Marched across Europe

When we came to Halifax in 1974, we spent one evening at Lewin’s pub on Bull Green. A tramp, name of Harry, visited each table and we would have snubbed him, as others did, if he hadn’t started telling us his war story. Near the end of the war, the Germans marched him across the continent and twice made him dig his own grave, but the Allied advance saved him.

In the 1950s, Harry helped at racing stables. ‘The grooms all used to know me.’ At night he’d slept with Pinto, Lester Piggot’s horse in the Derby and other horses to keep himself warm. His tales were tall and our money was short. We bought him a pint and he moved on. Next day we saw him on Commercial Street, but he didn’t remember us, just asked for some beer money. Thinking about him now, and since then having heard tales from people who marched hundreds of miles to escape the advancing red army, I wonder if Harry’s war time memories weren’t true after all.

Klimt and Kelsey

I like birch trees, both silver and pubescens (downy). In the park and on surrounding hills they swayed elegantly in the cold north easterly gales we endured this March and April. Then the birches’ small leaves unfurled in early spring, twirling and twisting silver then green, allowing sunlight through to dappled undergrowth. When you drive uphill towards Peckett the mass of silver birch remind me of Klimt’s woodland paintings.

Traditional Maypoles were often made from birch, and young girls danced around them to celebrate the fertility of burgeoning youth and nature. Baby cradles were made from supple birch, protecting infants from faery folk who might swap a healthy child for a changeling. Some of the babies who were cast out as changelings are thought to have suffered from autism.

From a birch in our park hang balls of ‘witches’ broom’, a fungus that looks like shabby birds’ nests. I backed onto the grass to capture the image and stepped onto a wadge of dog muck. Perhaps it was a witch’s prank, but more likely it was dog owners letting their darlings free to scamper about on the playing fields. I thought to myself, ‘Hebden Bridge aka Dog Shitty’.

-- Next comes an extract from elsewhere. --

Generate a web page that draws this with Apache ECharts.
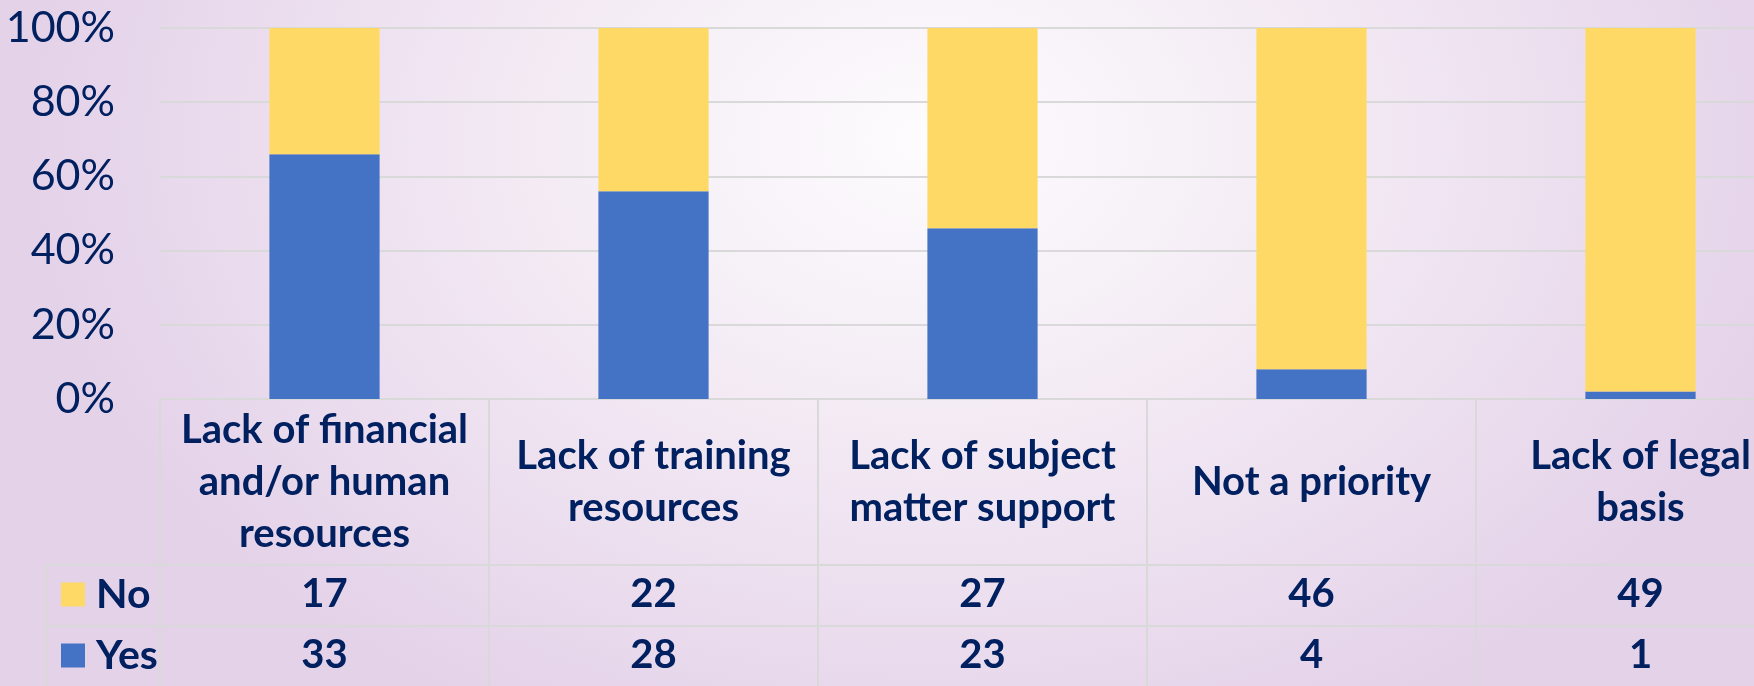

In folklore, birch trees’ silvery, shifting light was said to be cast by the warrior god Lugh, who could drive out evil. And birch twigs have long been used to drive out demons from ‘lunatics and criminals’. At my sec mod in the 60s, Tom Kelsey, the metalwork teacher, collected birch switches from the woods at the top of the playing fields.

In one lesson, Kelsey crept up behind me when I dared to wander from my worktable, and swished two swooshing swipes of birch across my unjacketed shoulder. That afternoon, painfully undressing for PE, other lads saw my twin stripe wounds and told me I should tell my mum to make a complaint. Instead of which, I sent a letter off to the local paper, arguing that my school was continually breaking the laws on corporal punishment – back then they could flog us but misdemeanours had to be registered in a log book. Miss Critchley, School Governor and Labour councillor, took up my cause, and Kelsey and other floggers (none of whom I’d named in my letter) paused their illegal assaults for a few years at least, until I’d left.

Hurrah for Haworth

Absence makes the heart grow fonder, which I felt when we had an afternoon in Haworth, which has not only the Brontë Museum (best place to park) but a Curiosity shop and other curiosities, and cafes that felt less overrun with tourists than Hebden’s. Also, I bumped into my mate Rod from the Rod and George show. The sun shone and for a while all seemed right with the world.

Is 70 the new 50?

That august body the International Monetary Fund has declared that our own august bodies are younger than we thought. Our 70s are now our 50s! Scientific tests have established that baby boomers are far sharper and fitter than earlier generations. Which I thought was great news, but when I shared my delight on Meta media, some friends were more concerned than I was  about the implications for ‘the silver economy’. For, as the IMF argues, if people are living longer, healthier lives, perhaps they should extend their careers to ‘boost growth and make up for the decline in the birth rate.’

Glenda George, formerly of Foster Clough but now living in Scotland wrote: There are lots of manual jobs which take so much out of one that one is forced to retire even earlier. It’s easy to say, “Ah, but we can retrain you,” but this doesn’t really take account of the fact that people who choose hard physical labour are not only unsuited to settle for a boring clerical job indoors but as they find it hard to put their heart and soul into it sitting at a computer are far less likely to be efficient workers anyway.  A productive 40 year (often more than that anyway) working life and paying ones taxes should be rewarded; people in receipt of State Pension should not be regarded as idle scroungers. I seriously – seriously - object to pensions being assigned as befits in governmental calculations. They are hard-earned entitlements.

But fellow offcumden Heather Wilson explained: I work because I love my ‘job’. I have a shop/open studio where I open 7 days a week. I could no more retire than fly to the moon. Until I can’t see or use my hands, I am lucky that I can do this for as long as I am able. The pay is non-existent, but I hope I can carry on until I keel over! xx

Guy Lymer  agreed with me: In a sense that’s great to hear, but for quality of life, why stay working unless you have to?

Nicola Jones chipped in: Agree with you George – appreciate some want and will but I’m excited to be putting that cognitive stage towards the things I’d rather be doing than being in an office … 100 days and counting.

Jacqueline Davies Hughes in Ellesmere Port wrote: I retired early, good job I did now.

Jenny Nicholson in York, was suspicious, “ … They’ll be having us back at work! Or is my cognitive function a bit on the low side today.